Oleh: Dahlan Iskan
Menghitung hari. Tidak sampai satu purnama lagi Kementerian BUMN sudah almarhum. Bahkan mungkin tinggal 15 hari lagi. Jangan-jangan justru sudah bubar saat saya masih di Syria –hari ini saya terbang ke Suriah.
Kan menteri BUMN-nya sudah dipindah menjadi menteri Pemuda dan Olahraga: Erick Thohir. Semua pekerjaannya sudah pindah ke Danantara. Satu-satunya tugas tinggal memegang saham satu lembar –bukan satu persen– di perusahaan-perusahaan milik negara.
Bahwa kemarin-kemarin belum bubar itu semata karena UU BUMN masih membunyikan nama kementerian itu. Itu urusan mudah –untuk zaman Jokowi dan Prabowo. Membuat UU saja bisa dilakukan dengan sekali tiwikrama. Apalagi hanya mengubahnya.
Maka UU BUMN harus diubah. Bukan pekerjaan berat. Apalagi yang perlu diubah hanya lima pasal. Harusnya lima menit selesai. Coba Anda perhatikan sidang-sidang DPR yang akan memroses perubahan UU BUMN yang belum lama diubah itu. Pasti serbakilat.
Prosesnya tentu dimulai dari presiden: kirim surat ke DPR. Minta perubahan. Para ketua umum partai sudah lebih dulu diberi tahu. Mereka menginstruksikan fraksi masing-masing di DPR mengenai apa sikap partai: setuju memenuhi permintaan presiden.
Komisi VI DPR membahasnya –lebih tepatnya menyetujuinya. Mungkin hanya perlu sekali sidang. Itu pun tidak sampai satu jam.

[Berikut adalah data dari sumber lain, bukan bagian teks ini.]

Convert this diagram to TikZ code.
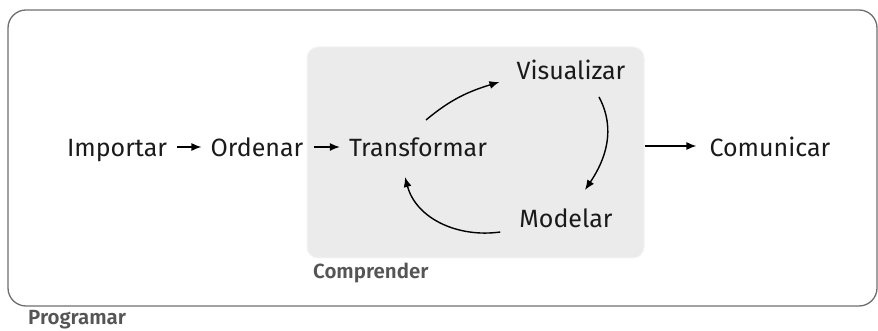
\documentclass[tikz,border=0pt]{standalone}
\usepackage{fontspec}
\setmainfont{Fira Sans}
\newfontfamily\labfont{Fira Sans SemiBold}
\usetikzlibrary{arrows.meta}
\definecolor{boxline}{HTML}{6E6E6E}
\definecolor{boxfill}{HTML}{EBEBEB}
\definecolor{labgray}{HTML}{555555}
\definecolor{txt}{HTML}{1A1A1A}
\begin{document}
\begin{tikzpicture}[x=1pt,y=1pt,
  step text/.style={anchor=base,inner sep=0pt,text=txt,font=\fontsize{25}{29}\selectfont},
  grouplab/.style={anchor=base west,inner sep=0pt,text=labgray,font=\labfont\fontsize{20.5}{24}\selectfont},
  arr/.style={line width=1.4pt,-{Latex[length=10pt,width=8pt]},black},
  outerbox/.style={draw=boxline,line width=1.3pt,rounded corners=18pt,minimum width=869pt,minimum height=296pt,inner sep=0pt},
  innerbox/.style={fill=boxfill,draw=boxfill!60!white,line width=1pt,rounded corners=11pt,minimum width=337pt,minimum height=211pt,inner sep=0pt}]
\useasboundingbox (0,0) rectangle (878,331);
\node[outerbox] (prog) at (442.5,173) {};
\node[innerbox] (comp) at (475.5,178.5) {};
\node[grouplab] (proglab) at (28,6) {Programar};
\node[grouplab] (complab) at (313,52) {Comprender};
\node[step text] (imp) at (117,174) {Importar};
\node[step text] (ord) at (257,174) {Ordenar};
\node[step text] (trans) at (418,174) {Transformar};
\node[step text] (vis) at (571,251) {Visualizar};
\node[step text] (mod) at (566,103) {Modelar};
\node[step text] (com) at (770,174) {Comunicar};
\draw[arr] ([shift={(10,10)}]imp.base east) -- ([shift={(-9,10)}]ord.base west);
\draw[arr] ([shift={(10,10)}]ord.base east) -- ([shift={(-9,10)}]trans.base west);
\draw[arr] ([shift={(8,37)}]trans.base) to[out=40,in=197] ([shift={(-17,-2)}]vis.base west);
\draw[arr] ([shift={(28,-17)}]vis.base) to[out=-62,in=56] ([shift={(19,38)}]mod.base);
\draw[arr] ([shift={(-19,-4)}]mod.base west) to[out=188,in=285] ([shift={(-13,-20)}]trans.base);
\draw[arr] ([yshift=6.5]comp.east) -- ([shift={(-13,11)}]com.base west);
\end{tikzpicture}
\end{document}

Setelah itu tinggal tunggu jadwal sidang pleno DPR –katakanlah seminggu kemudian. Tidak akan ada voting. Langsung aklamasi: setuju.
Kementerian BUMN pun bubar. Sejarah ditutup. Usia kementerian itu ternyata pendek: 30 tahun. Anda masih ingat: kementerian itu didirikan di akhir masa jabatan Presiden Soeharto. Menteri pertamanya Anda sudah tahu: Tanri Abeng, almarhum.

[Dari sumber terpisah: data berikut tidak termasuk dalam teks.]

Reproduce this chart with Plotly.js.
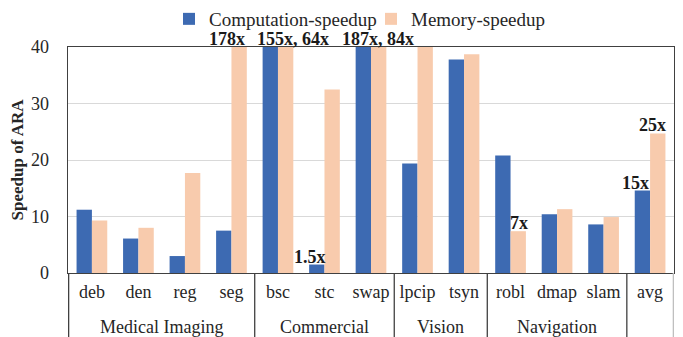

Sebelum era BUMN semua perusahaan negara berada di bawah masing-masing kementerian teknis. Yang sifatnya industri di bawah Kementerian Perindustrian. Misalnya pabrik baja Krakatau Steel. Sang Hyang Sri di bawah Kementerian Pertanian. Garuda dan KAI di bawah Kementerian Perrhubungan.
Bentuk awalnya masih ”jawatan” –kata ini tidak satu pun dipakai lagi di mana pun. Saya juga ingin tahu apa arti sebenarnya ”jawatan”. Bahasa Indonesiakah ”jawatan?”